Even though Asian countries are at different stages of their energy transition journey, the 2021 United Nations Climate Change Conference (COP 26) fast-tracked climate action with more Asian governments and corporations committing to net-zero targets, piloting carbon taxes and considering sustainable solutions. The 2022 UN Climate Change Conference (COP 27) was marked by the historic announcement of the plan to create the Loss and Damage Fund aimed at “assisting developing countries that are particularly vulnerable to the adverse effects of climate change.” The idea is that the countries that are most impacted by the climate crisis, but which have contributed the least to its creation would be compensated. Although the scope of the fund, including the sources of funding and which countries would be eligible to receive aid, is yet to be determined, it is safe to assume that certain countries in Asia would be eligible to benefit from it. One such country mentioned by the UN Environment Program is Pakistan which “has suffered $30 billion in damages from severe flooding but emits less than 1% of global emissions.”

Another landmark announcement from COP 27 pertains to the Indonesia Just Energy Transition Plan (JETP). The JETP involves $20 billion in finance pledged by global lenders led by the U.S. and Japan over 3 to 5 years to facilitate Indonesia’s transition to lower carbon energy mixes. To accelerate the realization of financing commitments, Indonesia launched the investment proposal, known as the Comprehensive Investment Policy Plan (CIPP), on 21 November 2023.

The momentum around energy transition persisted through COP 28 which recently took place in Dubai. Over 120 nations (including Singapore, Japan, Malaysia, Republic of Korea and Thailand) signed the Global Renewables And Energy Efficiency Pledge. The pledge outlines a commitment to work together to triple the world’s installed renewable energy generation capacity to at least 11,000 GW by 2030 and collectively double the global average annual rate of energy efficiency improvements from around 2% to over 4% every year until 2030.

In addition, 63 countries signed a Global Cooling Pledge which seeks to cut cooling-related emissions across all sectors by at least 68% globally by 2050. These measures could pose significant difficulties for Southeast Asian signatories who are increasingly reliant on cooling technologies. COP 28 also saw the launch of the Climate Club – an initiative to tackle emissions from industry. Members (including Japan, Singapore, and South Korea) are to develop and share their assessments and best practices on climate mitigation policies and work towards a common understanding of the effectiveness and economic impact of such policies. The Club intends to help match countries with technical and financial support from private/public sources through its Global Matchmaking Platform.

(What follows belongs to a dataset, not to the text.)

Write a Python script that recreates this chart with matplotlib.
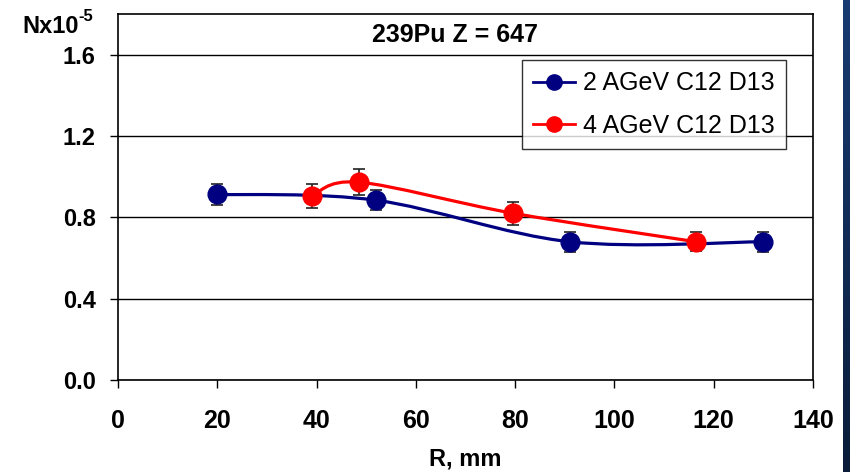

Furthermore, COP 28 marked a groundbreaking agreement to shift away from fossil fuels. This marks the first time that the COP formally acknowledges and agrees to address the main cause of the climate crisis, signaling the end of the era of fossil fuel. This historic moment begs the question – who will pay for it and how do we get there?

In 2022, nearly 55% of global energy transition investment (of circa $546 billion) was made in China, Japan, Korea and India. This creates the right driver for increased levels of investment in the ‘Asian Green Economy’, the transition to which will impact multiple sectors, including healthcare, energy, agriculture and food industries.